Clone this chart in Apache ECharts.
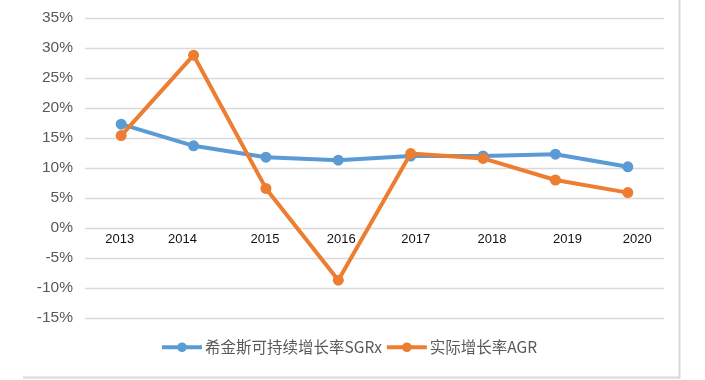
<!DOCTYPE html>
<html>
<head>
<meta charset="utf-8">
<script src="https://cdn.jsdelivr.net/npm/echarts@6/dist/echarts.min.js"></script>
<style>html,body{margin:0;padding:0;background:#fff}#c{width:705px;height:380px}</style>
</head>
<body>
<div id="c"></div>
<script>
const categories = ['2013','2014','2015','2016','2017','2018','2019','2020'];
const sgrValues = [17.3, 13.7, 11.8, 11.3, 12.0, 12.0, 12.3, 10.2];
const agrValues = [15.4, 28.8, 6.6, -8.7, 12.4, 11.6, 8.0, 5.9];
const seriesNames = ['希金斯可持续增长率SGRx', '实际增长率AGR'];
const yTicks = { min: -15, max: 35, step: 5 };
// label horizontal nudges (px) imitating the original rendering
const labelShift = [-1.5, -11, -1, 3, 5, 9, 12, 9.5];

const rich = {};
labelShift.forEach((d, i) => {
  rich['s' + i] = {
    fontFamily: 'Liberation Sans, Arial, sans-serif',
    fontSize: 13, color: '#111',
    padding: d >= 0 ? [0, 0, 0, 2 * d] : [0, -2 * d, 0, 0]
  };
});

const chart = echarts.init(document.getElementById('c'), null, { renderer: 'canvas' });
chart.setOption({
  backgroundColor: '#fff',
  animation: false,
  grid: { left: 85, right: 41, top: 18, bottom: 62, containLabel: false },
  legend: {
    bottom: 20, left: 155,
    itemWidth: 40, itemHeight: 12, itemGap: 3,
    lineStyle: { width: 4 },
    textStyle: { fontSize: 15.5, color: '#595959', fontFamily: 'Noto Sans CJK SC, sans-serif', padding: [0, 0, 0, -2] },
    data: seriesNames
  },
  xAxis: {
    type: 'category',
    data: categories,
    boundaryGap: true,
    axisLine: { show: false, onZero: false },
    axisTick: { show: false },
    axisLabel: {
      margin: 5,
      formatter: (v, i) => '{s' + i + '|' + v + '}',
      rich: rich
    },
    splitLine: { show: false }
  },
  yAxis: {
    type: 'value',
    min: yTicks.min, max: yTicks.max, interval: yTicks.step,
    axisLine: { show: false },
    axisTick: { show: false },
    axisLabel: {
      formatter: v => v + '%',
      fontSize: 15.5, color: '#595959', margin: 12,
      fontFamily: 'Liberation Sans Narrow, Liberation Sans, Arial, sans-serif'
    },
    splitLine: { lineStyle: { color: '#d9d9d9', width: 1.3 } }
  },
  series: [
    {
      name: seriesNames[0], type: 'line', data: sgrValues,
      symbol: 'circle', symbolSize: 11,
      lineStyle: { color: '#5b9bd5', width: 4 },
      itemStyle: { color: '#5b9bd5' },
      z: 2
    },
    {
      name: seriesNames[1], type: 'line', data: agrValues,
      symbol: 'circle', symbolSize: 11,
      lineStyle: { color: '#ed7d31', width: 4 },
      itemStyle: { color: '#ed7d31' },
      z: 3
    }
  ],
  graphic: [
    { type: 'line', shape: { x1: 23, y1: 377.5, x2: 680, y2: 377.5 }, style: { stroke: '#d9d9d9', lineWidth: 2 } },
    { type: 'line', shape: { x1: 679.5, y1: 0, x2: 679.5, y2: 378 }, style: { stroke: '#d9d9d9', lineWidth: 2 } }
  ]
});
// place the category labels just under the 0% line
const yZero = chart.convertToPixel({ yAxisIndex: 0 }, 0);
const yMin = chart.convertToPixel({ yAxisIndex: 0 }, yTicks.min);
chart.setOption({ xAxis: { offset: -(yMin - yZero) } });
</script>
</body>
</html>
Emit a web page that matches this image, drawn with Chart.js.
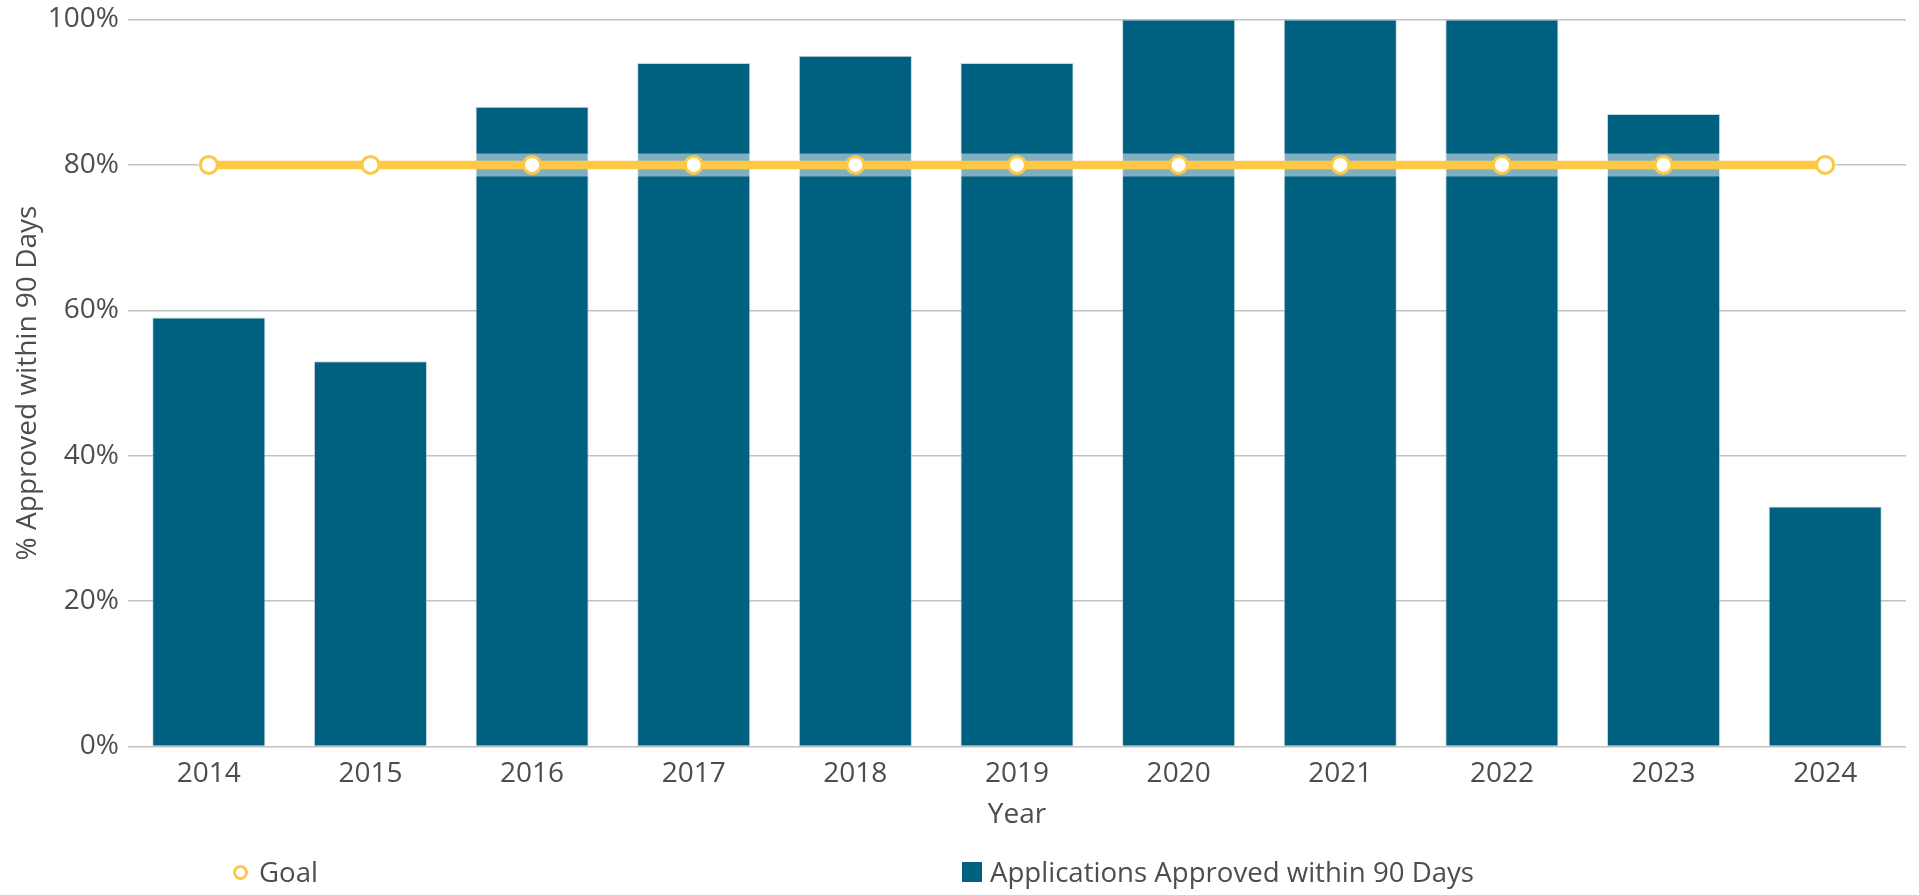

◆ **Task objective**: Among the lines of the records above, count those holding the string "this", and report only the number.

◆ **Completed exercise**: 2